Extracted data entries ::
■ ■ ■ ■ ■ ■ ■
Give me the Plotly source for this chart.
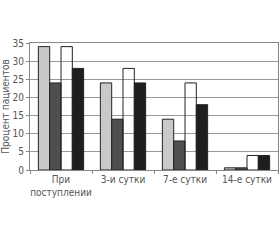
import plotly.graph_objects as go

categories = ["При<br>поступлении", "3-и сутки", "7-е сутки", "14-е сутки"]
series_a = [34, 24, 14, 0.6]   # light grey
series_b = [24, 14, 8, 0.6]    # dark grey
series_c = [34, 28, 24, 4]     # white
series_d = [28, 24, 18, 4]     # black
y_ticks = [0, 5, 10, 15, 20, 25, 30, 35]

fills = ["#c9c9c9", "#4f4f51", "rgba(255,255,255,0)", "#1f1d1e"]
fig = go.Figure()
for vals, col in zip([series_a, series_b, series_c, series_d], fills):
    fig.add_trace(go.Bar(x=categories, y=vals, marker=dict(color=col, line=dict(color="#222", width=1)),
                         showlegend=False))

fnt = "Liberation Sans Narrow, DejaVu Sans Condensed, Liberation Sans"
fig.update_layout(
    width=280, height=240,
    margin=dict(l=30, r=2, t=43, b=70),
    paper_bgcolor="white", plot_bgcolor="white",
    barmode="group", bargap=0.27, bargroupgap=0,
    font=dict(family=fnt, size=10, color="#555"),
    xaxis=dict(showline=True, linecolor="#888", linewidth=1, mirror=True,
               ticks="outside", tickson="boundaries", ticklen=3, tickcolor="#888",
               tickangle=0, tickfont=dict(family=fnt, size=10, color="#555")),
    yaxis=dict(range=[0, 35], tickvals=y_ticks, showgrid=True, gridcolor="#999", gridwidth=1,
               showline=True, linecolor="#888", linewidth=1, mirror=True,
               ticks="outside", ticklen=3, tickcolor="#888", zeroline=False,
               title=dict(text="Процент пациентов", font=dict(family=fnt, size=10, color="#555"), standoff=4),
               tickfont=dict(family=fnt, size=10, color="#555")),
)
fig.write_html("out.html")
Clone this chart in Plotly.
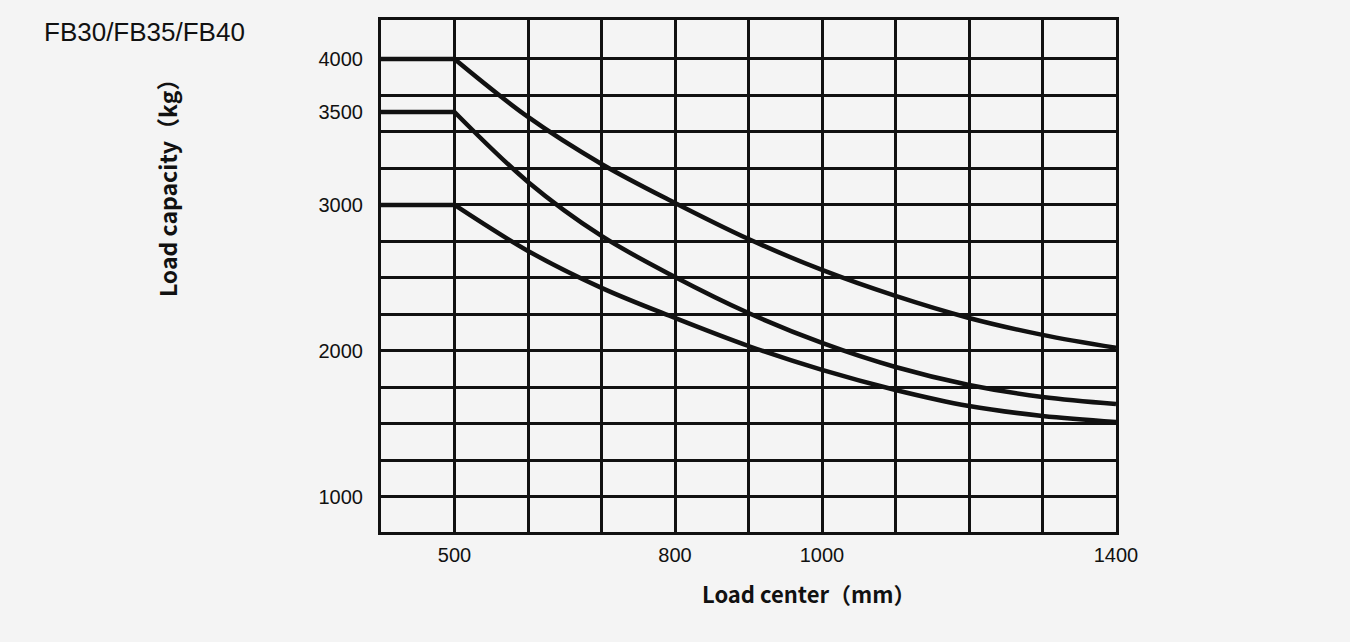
■ ■ ■ ■ ■ ■ ■
Your task :: Quote everything in the listing above exactly; pictures are the only thing to omit.

Right answer ::
Give me the Plotly source for this chart.
import plotly.graph_objects as go

categories = ["При<br>поступлении", "3-и сутки", "7-е сутки", "14-е сутки"]
series_a = [34, 24, 14, 0.6]   # light grey
series_b = [24, 14, 8, 0.6]    # dark grey
series_c = [34, 28, 24, 4]     # white
series_d = [28, 24, 18, 4]     # black
y_ticks = [0, 5, 10, 15, 20, 25, 30, 35]

fills = ["#c9c9c9", "#4f4f51", "rgba(255,255,255,0)", "#1f1d1e"]
fig = go.Figure()
for vals, col in zip([series_a, series_b, series_c, series_d], fills):
    fig.add_trace(go.Bar(x=categories, y=vals, marker=dict(color=col, line=dict(color="#222", width=1)),
                         showlegend=False))

fnt = "Liberation Sans Narrow, DejaVu Sans Condensed, Liberation Sans"
fig.update_layout(
    width=280, height=240,
    margin=dict(l=30, r=2, t=43, b=70),
    paper_bgcolor="white", plot_bgcolor="white",
    barmode="group", bargap=0.27, bargroupgap=0,
    font=dict(family=fnt, size=10, color="#555"),
    xaxis=dict(showline=True, linecolor="#888", linewidth=1, mirror=True,
               ticks="outside", tickson="boundaries", ticklen=3, tickcolor="#888",
               tickangle=0, tickfont=dict(family=fnt, size=10, color="#555")),
    yaxis=dict(range=[0, 35], tickvals=y_ticks, showgrid=True, gridcolor="#999", gridwidth=1,
               showline=True, linecolor="#888", linewidth=1, mirror=True,
               ticks="outside", ticklen=3, tickcolor="#888", zeroline=False,
               title=dict(text="Процент пациентов", font=dict(family=fnt, size=10, color="#555"), standoff=4),
               tickfont=dict(family=fnt, size=10, color="#555")),
)
fig.write_html("out.html")
Clone this chart in Plotly.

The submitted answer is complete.